── DATA SECTION ──
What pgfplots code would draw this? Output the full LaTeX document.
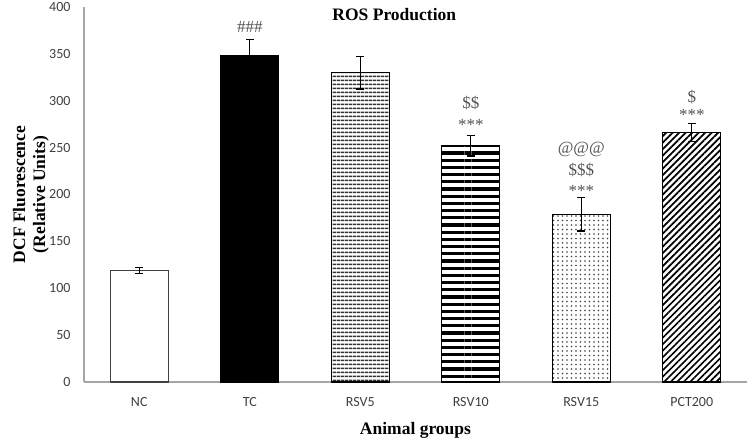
\documentclass[border=0pt]{standalone}
\usepackage{fontspec}
\setmainfont{Liberation Serif}
\newfontfamily\calibri{Carlito}
\usepackage{pgfplots}
\pgfplotsset{compat=1.18}
\usetikzlibrary{patterns.meta}
\definecolor{axgray}{HTML}{A6A6A6}
\definecolor{tickgray}{HTML}{404040}
\definecolor{annotgray}{HTML}{555555}
\begin{document}
\begin{tikzpicture}
\begin{axis}[
  name=ax,
  scale only axis,
  width=663bp, height=375bp,
  xmin=-0.5, xmax=5.5,
  ymin=0, ymax=400,
  ytick={0,50,...,400},
  xtick={0,1,2,3,4,5},
  xticklabels={NC,TC,RSV5,RSV10,RSV15,PCT200},
  axis x line*=bottom,
  axis y line*=left,
  axis line style={axgray, line width=1.3bp},
  major tick length=0pt,
  /pgf/number format/assume math mode=true,
  ticklabel style={font=\calibri\fontsize{14bp}{16bp}\selectfont, text=tickgray},
  yticklabel style={xshift=-10bp},
  xticklabel style={yshift=-12bp},
  ylabel={DCF Fluorescence\\(Relative Units)},
  ylabel style={at={(axis description cs:0,0.5)}, anchor=center, rotate=0, yshift=53bp, align=center, font=\bfseries\fontsize{17.5bp}{20bp}\selectfont},
  xlabel={Animal groups},
  xlabel style={at={(axis description cs:0.5,0)}, anchor=center, yshift=-48bp, font=\bfseries\fontsize{17.5bp}{20bp}\selectfont},
  clip=false,
]
\addplot[ybar, bar width=58bp, bar shift=0pt, draw=tickgray, line width=1.3bp, fill=white] coordinates {(0,119)};
\addplot[ybar, bar width=58bp, bar shift=0pt, draw=black, line width=1.3bp, fill=black] coordinates {(1,348)};
\addplot[ybar, bar width=58bp, bar shift=0pt, draw=black, line width=1.3bp, pattern={Lines[angle=0,distance=3.6bp,line width=1.5bp]}, pattern color=black!80] coordinates {(2,330)};
\addplot[ybar, bar width=58bp, bar shift=0pt, draw=black, line width=1.3bp, pattern={Lines[angle=0,distance=7.2bp,line width=3.2bp]}, pattern color=black] coordinates {(3,252)};
\addplot[ybar, bar width=58bp, bar shift=0pt, draw=black, line width=1.3bp, pattern={Dots[distance=4.5bp,radius=0.9bp]}, pattern color=black!75] coordinates {(4,179)};
\addplot[ybar, bar width=58bp, bar shift=0pt, draw=black, line width=1.3bp, pattern={Lines[angle=45,distance=4.6bp,line width=1.7bp]}, pattern color=black] coordinates {(5,266)};
\addplot[only marks, mark=*, mark size=0pt, mark options={draw=none, fill=none}, black,
  error bars/.cd, y dir=both, y explicit,
  error bar style={black, line width=1.3bp},
  error mark options={rotate=90, mark size=4bp, black, draw=black, line width=1.3bp}]
  coordinates {
  (0,119) +- (0,3.5)
  (1,348) +- (0,17)
  (2,330) +- (0,17.5)
  (3,252) +- (0,11)
  (4,179) +- (0,18)
  (5,266) +- (0,9.5)
};
\tikzset{annot/.style={anchor=center, text=annotgray, font=\fontsize{17bp}{19bp}\selectfont, inner sep=0pt}}
\node[annot] at (axis cs:1,379) {\#\#\#};
\node[annot] at (axis cs:3,298) {\$\$};
\node[annot] at (axis cs:3,274) {***};
\node[annot] at (axis cs:4,248.5) {@@@};
\node[annot] at (axis cs:4,226) {\$\$\$};
\node[annot] at (axis cs:4,204) {***};
\node[annot] at (axis cs:5,304) {\$};
\node[annot] at (axis cs:5,285) {***};
\node[anchor=center, font=\bfseries\fontsize{17.5bp}{20bp}\selectfont] at ([yshift=-8bp]axis description cs:0.468,1) {ROS Production};
\end{axis}
\pgfresetboundingbox
\path[use as bounding box] ([xshift=-84bp,yshift=-59bp]ax.south west) rectangle ([xshift=3bp,yshift=7bp]ax.north east);
\end{tikzpicture}
\end{document}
───
WRITTEN INSTRUCTION:
Using the data above, print every line exactly, omitting pictures.

TASK SOLUTION:
What pgfplots code would draw this? Output the full LaTeX document.
\documentclass[border=0pt]{standalone}
\usepackage{fontspec}
\setmainfont{Liberation Serif}
\newfontfamily\calibri{Carlito}
\usepackage{pgfplots}
\pgfplotsset{compat=1.18}
\usetikzlibrary{patterns.meta}
\definecolor{axgray}{HTML}{A6A6A6}
\definecolor{tickgray}{HTML}{404040}
\definecolor{annotgray}{HTML}{555555}
\begin{document}
\begin{tikzpicture}
\begin{axis}[
  name=ax,
  scale only axis,
  width=663bp, height=375bp,
  xmin=-0.5, xmax=5.5,
  ymin=0, ymax=400,
  ytick={0,50,...,400},
  xtick={0,1,2,3,4,5},
  xticklabels={NC,TC,RSV5,RSV10,RSV15,PCT200},
  axis x line*=bottom,
  axis y line*=left,
  axis line style={axgray, line width=1.3bp},
  major tick length=0pt,
  /pgf/number format/assume math mode=true,
  ticklabel style={font=\calibri\fontsize{14bp}{16bp}\selectfont, text=tickgray},
  yticklabel style={xshift=-10bp},
  xticklabel style={yshift=-12bp},
  ylabel={DCF Fluorescence\\(Relative Units)},
  ylabel style={at={(axis description cs:0,0.5)}, anchor=center, rotate=0, yshift=53bp, align=center, font=\bfseries\fontsize{17.5bp}{20bp}\selectfont},
  xlabel={Animal groups},
  xlabel style={at={(axis description cs:0.5,0)}, anchor=center, yshift=-48bp, font=\bfseries\fontsize{17.5bp}{20bp}\selectfont},
  clip=false,
]
\addplot[ybar, bar width=58bp, bar shift=0pt, draw=tickgray, line width=1.3bp, fill=white] coordinates {(0,119)};
\addplot[ybar, bar width=58bp, bar shift=0pt, draw=black, line width=1.3bp, fill=black] coordinates {(1,348)};
\addplot[ybar, bar width=58bp, bar shift=0pt, draw=black, line width=1.3bp, pattern={Lines[angle=0,distance=3.6bp,line width=1.5bp]}, pattern color=black!80] coordinates {(2,330)};
\addplot[ybar, bar width=58bp, bar shift=0pt, draw=black, line width=1.3bp, pattern={Lines[angle=0,distance=7.2bp,line width=3.2bp]}, pattern color=black] coordinates {(3,252)};
\addplot[ybar, bar width=58bp, bar shift=0pt, draw=black, line width=1.3bp, pattern={Dots[distance=4.5bp,radius=0.9bp]}, pattern color=black!75] coordinates {(4,179)};
\addplot[ybar, bar width=58bp, bar shift=0pt, draw=black, line width=1.3bp, pattern={Lines[angle=45,distance=4.6bp,line width=1.7bp]}, pattern color=black] coordinates {(5,266)};
\addplot[only marks, mark=*, mark size=0pt, mark options={draw=none, fill=none}, black,
  error bars/.cd, y dir=both, y explicit,
  error bar style={black, line width=1.3bp},
  error mark options={rotate=90, mark size=4bp, black, draw=black, line width=1.3bp}]
  coordinates {
  (0,119) +- (0,3.5)
  (1,348) +- (0,17)
  (2,330) +- (0,17.5)
  (3,252) +- (0,11)
  (4,179) +- (0,18)
  (5,266) +- (0,9.5)
};
\tikzset{annot/.style={anchor=center, text=annotgray, font=\fontsize{17bp}{19bp}\selectfont, inner sep=0pt}}
\node[annot] at (axis cs:1,379) {\#\#\#};
\node[annot] at (axis cs:3,298) {\$\$};
\node[annot] at (axis cs:3,274) {***};
\node[annot] at (axis cs:4,248.5) {@@@};
\node[annot] at (axis cs:4,226) {\$\$\$};
\node[annot] at (axis cs:4,204) {***};
\node[annot] at (axis cs:5,304) {\$};
\node[annot] at (axis cs:5,285) {***};
\node[anchor=center, font=\bfseries\fontsize{17.5bp}{20bp}\selectfont] at ([yshift=-8bp]axis description cs:0.468,1) {ROS Production};
\end{axis}
\pgfresetboundingbox
\path[use as bounding box] ([xshift=-84bp,yshift=-59bp]ax.south west) rectangle ([xshift=3bp,yshift=7bp]ax.north east);
\end{tikzpicture}
\end{document}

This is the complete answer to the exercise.